# START OF SOURCE RECORDS

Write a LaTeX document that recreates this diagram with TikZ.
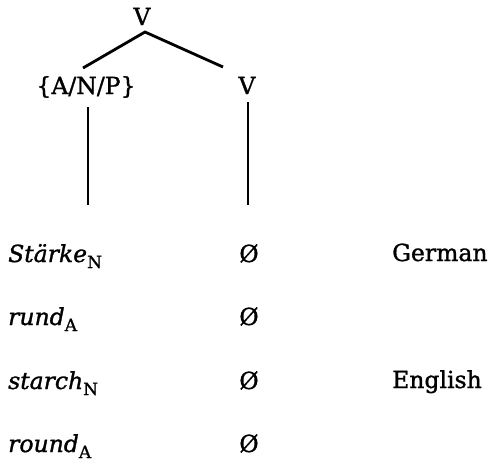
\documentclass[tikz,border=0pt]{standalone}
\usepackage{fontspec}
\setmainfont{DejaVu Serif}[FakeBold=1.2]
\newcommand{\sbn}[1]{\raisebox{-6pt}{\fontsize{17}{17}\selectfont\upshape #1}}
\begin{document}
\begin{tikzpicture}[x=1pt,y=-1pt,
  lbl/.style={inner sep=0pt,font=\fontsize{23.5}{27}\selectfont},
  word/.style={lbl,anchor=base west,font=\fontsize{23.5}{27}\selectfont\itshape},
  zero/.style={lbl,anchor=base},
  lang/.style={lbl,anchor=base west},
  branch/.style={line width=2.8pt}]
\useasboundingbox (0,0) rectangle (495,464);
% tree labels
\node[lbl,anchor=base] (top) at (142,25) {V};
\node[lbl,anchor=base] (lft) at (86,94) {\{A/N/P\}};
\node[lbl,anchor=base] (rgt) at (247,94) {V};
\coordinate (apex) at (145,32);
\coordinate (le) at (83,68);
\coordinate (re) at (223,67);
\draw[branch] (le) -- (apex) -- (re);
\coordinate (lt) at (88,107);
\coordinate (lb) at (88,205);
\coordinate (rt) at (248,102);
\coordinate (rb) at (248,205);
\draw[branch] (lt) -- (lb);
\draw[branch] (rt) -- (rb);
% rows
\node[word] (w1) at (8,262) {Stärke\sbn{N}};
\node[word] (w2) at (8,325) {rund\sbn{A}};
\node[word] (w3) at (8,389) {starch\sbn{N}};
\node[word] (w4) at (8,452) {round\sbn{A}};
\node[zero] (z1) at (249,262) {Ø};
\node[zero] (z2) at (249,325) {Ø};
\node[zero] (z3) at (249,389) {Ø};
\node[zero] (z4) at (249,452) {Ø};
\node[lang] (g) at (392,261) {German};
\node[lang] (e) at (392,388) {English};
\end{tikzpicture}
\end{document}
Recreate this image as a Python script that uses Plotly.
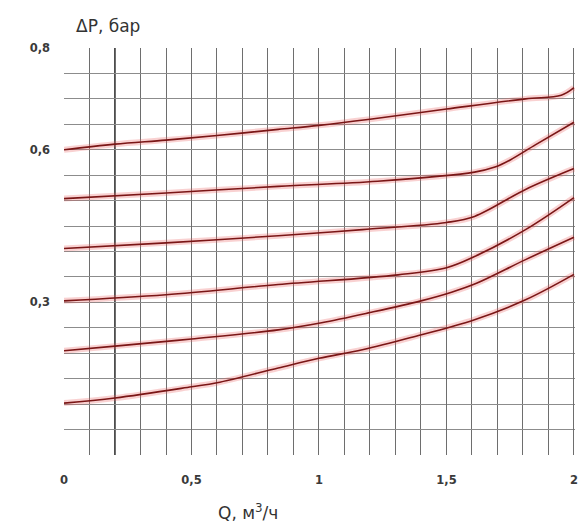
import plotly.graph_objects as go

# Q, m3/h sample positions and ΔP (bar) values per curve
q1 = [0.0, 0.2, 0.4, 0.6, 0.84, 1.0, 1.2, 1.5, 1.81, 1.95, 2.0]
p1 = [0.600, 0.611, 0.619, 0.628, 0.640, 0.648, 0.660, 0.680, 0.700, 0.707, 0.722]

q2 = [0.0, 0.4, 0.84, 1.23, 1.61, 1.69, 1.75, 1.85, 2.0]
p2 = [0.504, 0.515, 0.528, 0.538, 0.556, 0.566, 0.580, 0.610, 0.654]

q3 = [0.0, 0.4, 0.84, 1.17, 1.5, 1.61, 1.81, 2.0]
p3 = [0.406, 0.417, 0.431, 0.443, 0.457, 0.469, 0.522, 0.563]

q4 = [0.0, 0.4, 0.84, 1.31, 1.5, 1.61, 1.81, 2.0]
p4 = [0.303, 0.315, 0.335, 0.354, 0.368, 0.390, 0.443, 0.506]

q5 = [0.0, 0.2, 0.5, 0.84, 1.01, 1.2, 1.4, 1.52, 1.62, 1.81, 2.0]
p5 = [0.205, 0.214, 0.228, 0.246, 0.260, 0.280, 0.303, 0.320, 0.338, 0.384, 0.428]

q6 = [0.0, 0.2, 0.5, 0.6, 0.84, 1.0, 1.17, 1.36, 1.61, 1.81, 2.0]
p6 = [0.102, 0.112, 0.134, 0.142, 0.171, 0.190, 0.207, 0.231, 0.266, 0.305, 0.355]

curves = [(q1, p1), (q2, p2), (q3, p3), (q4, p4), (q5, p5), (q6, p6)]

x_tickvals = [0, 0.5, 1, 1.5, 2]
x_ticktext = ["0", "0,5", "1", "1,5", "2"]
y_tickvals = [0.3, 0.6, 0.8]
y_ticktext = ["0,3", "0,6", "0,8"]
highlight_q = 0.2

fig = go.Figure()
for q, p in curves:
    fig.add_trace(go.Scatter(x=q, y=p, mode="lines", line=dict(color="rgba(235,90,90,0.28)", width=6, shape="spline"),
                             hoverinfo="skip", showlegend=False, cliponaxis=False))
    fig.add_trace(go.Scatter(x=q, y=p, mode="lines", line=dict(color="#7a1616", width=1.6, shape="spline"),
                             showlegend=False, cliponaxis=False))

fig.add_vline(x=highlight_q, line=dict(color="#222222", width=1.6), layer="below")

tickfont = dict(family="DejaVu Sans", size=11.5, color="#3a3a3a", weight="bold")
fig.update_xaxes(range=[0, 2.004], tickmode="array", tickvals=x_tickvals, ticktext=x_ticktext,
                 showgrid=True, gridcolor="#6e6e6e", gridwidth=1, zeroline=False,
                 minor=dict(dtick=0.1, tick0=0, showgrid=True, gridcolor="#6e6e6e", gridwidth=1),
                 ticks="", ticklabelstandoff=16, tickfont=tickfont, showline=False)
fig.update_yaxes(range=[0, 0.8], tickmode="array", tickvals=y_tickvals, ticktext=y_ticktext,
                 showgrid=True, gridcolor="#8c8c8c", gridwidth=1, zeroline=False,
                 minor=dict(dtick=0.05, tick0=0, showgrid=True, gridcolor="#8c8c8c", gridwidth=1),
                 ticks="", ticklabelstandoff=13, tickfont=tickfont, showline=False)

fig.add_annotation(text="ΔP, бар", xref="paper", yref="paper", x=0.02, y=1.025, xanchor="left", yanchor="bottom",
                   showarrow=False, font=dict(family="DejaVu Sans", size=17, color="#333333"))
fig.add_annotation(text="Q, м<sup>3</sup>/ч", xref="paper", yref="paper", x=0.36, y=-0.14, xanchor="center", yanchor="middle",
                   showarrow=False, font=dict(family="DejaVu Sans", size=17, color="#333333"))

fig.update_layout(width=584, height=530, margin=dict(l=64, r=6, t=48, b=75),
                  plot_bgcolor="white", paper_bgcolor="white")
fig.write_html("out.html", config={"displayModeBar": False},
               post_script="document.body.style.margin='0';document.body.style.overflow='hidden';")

# END OF SOURCE RECORDS

SET EXERCISE
Reproduce all entries exactly. Pictures do not belong in the copy.

RESULT
Write a LaTeX document that recreates this diagram with TikZ.
\documentclass[tikz,border=0pt]{standalone}
\usepackage{fontspec}
\setmainfont{DejaVu Serif}[FakeBold=1.2]
\newcommand{\sbn}[1]{\raisebox{-6pt}{\fontsize{17}{17}\selectfont\upshape #1}}
\begin{document}
\begin{tikzpicture}[x=1pt,y=-1pt,
  lbl/.style={inner sep=0pt,font=\fontsize{23.5}{27}\selectfont},
  word/.style={lbl,anchor=base west,font=\fontsize{23.5}{27}\selectfont\itshape},
  zero/.style={lbl,anchor=base},
  lang/.style={lbl,anchor=base west},
  branch/.style={line width=2.8pt}]
\useasboundingbox (0,0) rectangle (495,464);
% tree labels
\node[lbl,anchor=base] (top) at (142,25) {V};
\node[lbl,anchor=base] (lft) at (86,94) {\{A/N/P\}};
\node[lbl,anchor=base] (rgt) at (247,94) {V};
\coordinate (apex) at (145,32);
\coordinate (le) at (83,68);
\coordinate (re) at (223,67);
\draw[branch] (le) -- (apex) -- (re);
\coordinate (lt) at (88,107);
\coordinate (lb) at (88,205);
\coordinate (rt) at (248,102);
\coordinate (rb) at (248,205);
\draw[branch] (lt) -- (lb);
\draw[branch] (rt) -- (rb);
% rows
\node[word] (w1) at (8,262) {Stärke\sbn{N}};
\node[word] (w2) at (8,325) {rund\sbn{A}};
\node[word] (w3) at (8,389) {starch\sbn{N}};
\node[word] (w4) at (8,452) {round\sbn{A}};
\node[zero] (z1) at (249,262) {Ø};
\node[zero] (z2) at (249,325) {Ø};
\node[zero] (z3) at (249,389) {Ø};
\node[zero] (z4) at (249,452) {Ø};
\node[lang] (g) at (392,261) {German};
\node[lang] (e) at (392,388) {English};
\end{tikzpicture}
\end{document}
Recreate this image as a Python script that uses Plotly.
import plotly.graph_objects as go

# Q, m3/h sample positions and ΔP (bar) values per curve
q1 = [0.0, 0.2, 0.4, 0.6, 0.84, 1.0, 1.2, 1.5, 1.81, 1.95, 2.0]
p1 = [0.600, 0.611, 0.619, 0.628, 0.640, 0.648, 0.660, 0.680, 0.700, 0.707, 0.722]

q2 = [0.0, 0.4, 0.84, 1.23, 1.61, 1.69, 1.75, 1.85, 2.0]
p2 = [0.504, 0.515, 0.528, 0.538, 0.556, 0.566, 0.580, 0.610, 0.654]

q3 = [0.0, 0.4, 0.84, 1.17, 1.5, 1.61, 1.81, 2.0]
p3 = [0.406, 0.417, 0.431, 0.443, 0.457, 0.469, 0.522, 0.563]

q4 = [0.0, 0.4, 0.84, 1.31, 1.5, 1.61, 1.81, 2.0]
p4 = [0.303, 0.315, 0.335, 0.354, 0.368, 0.390, 0.443, 0.506]

q5 = [0.0, 0.2, 0.5, 0.84, 1.01, 1.2, 1.4, 1.52, 1.62, 1.81, 2.0]
p5 = [0.205, 0.214, 0.228, 0.246, 0.260, 0.280, 0.303, 0.320, 0.338, 0.384, 0.428]

q6 = [0.0, 0.2, 0.5, 0.6, 0.84, 1.0, 1.17, 1.36, 1.61, 1.81, 2.0]
p6 = [0.102, 0.112, 0.134, 0.142, 0.171, 0.190, 0.207, 0.231, 0.266, 0.305, 0.355]

curves = [(q1, p1), (q2, p2), (q3, p3), (q4, p4), (q5, p5), (q6, p6)]

x_tickvals = [0, 0.5, 1, 1.5, 2]
x_ticktext = ["0", "0,5", "1", "1,5", "2"]
y_tickvals = [0.3, 0.6, 0.8]
y_ticktext = ["0,3", "0,6", "0,8"]
highlight_q = 0.2

fig = go.Figure()
for q, p in curves:
    fig.add_trace(go.Scatter(x=q, y=p, mode="lines", line=dict(color="rgba(235,90,90,0.28)", width=6, shape="spline"),
                             hoverinfo="skip", showlegend=False, cliponaxis=False))
    fig.add_trace(go.Scatter(x=q, y=p, mode="lines", line=dict(color="#7a1616", width=1.6, shape="spline"),
                             showlegend=False, cliponaxis=False))

fig.add_vline(x=highlight_q, line=dict(color="#222222", width=1.6), layer="below")

tickfont = dict(family="DejaVu Sans", size=11.5, color="#3a3a3a", weight="bold")
fig.update_xaxes(range=[0, 2.004], tickmode="array", tickvals=x_tickvals, ticktext=x_ticktext,
                 showgrid=True, gridcolor="#6e6e6e", gridwidth=1, zeroline=False,
                 minor=dict(dtick=0.1, tick0=0, showgrid=True, gridcolor="#6e6e6e", gridwidth=1),
                 ticks="", ticklabelstandoff=16, tickfont=tickfont, showline=False)
fig.update_yaxes(range=[0, 0.8], tickmode="array", tickvals=y_tickvals, ticktext=y_ticktext,
                 showgrid=True, gridcolor="#8c8c8c", gridwidth=1, zeroline=False,
                 minor=dict(dtick=0.05, tick0=0, showgrid=True, gridcolor="#8c8c8c", gridwidth=1),
                 ticks="", ticklabelstandoff=13, tickfont=tickfont, showline=False)

fig.add_annotation(text="ΔP, бар", xref="paper", yref="paper", x=0.02, y=1.025, xanchor="left", yanchor="bottom",
                   showarrow=False, font=dict(family="DejaVu Sans", size=17, color="#333333"))
fig.add_annotation(text="Q, м<sup>3</sup>/ч", xref="paper", yref="paper", x=0.36, y=-0.14, xanchor="center", yanchor="middle",
                   showarrow=False, font=dict(family="DejaVu Sans", size=17, color="#333333"))

fig.update_layout(width=584, height=530, margin=dict(l=64, r=6, t=48, b=75),
                  plot_bgcolor="white", paper_bgcolor="white")
fig.write_html("out.html", config={"displayModeBar": False},
               post_script="document.body.style.margin='0';document.body.style.overflow='hidden';")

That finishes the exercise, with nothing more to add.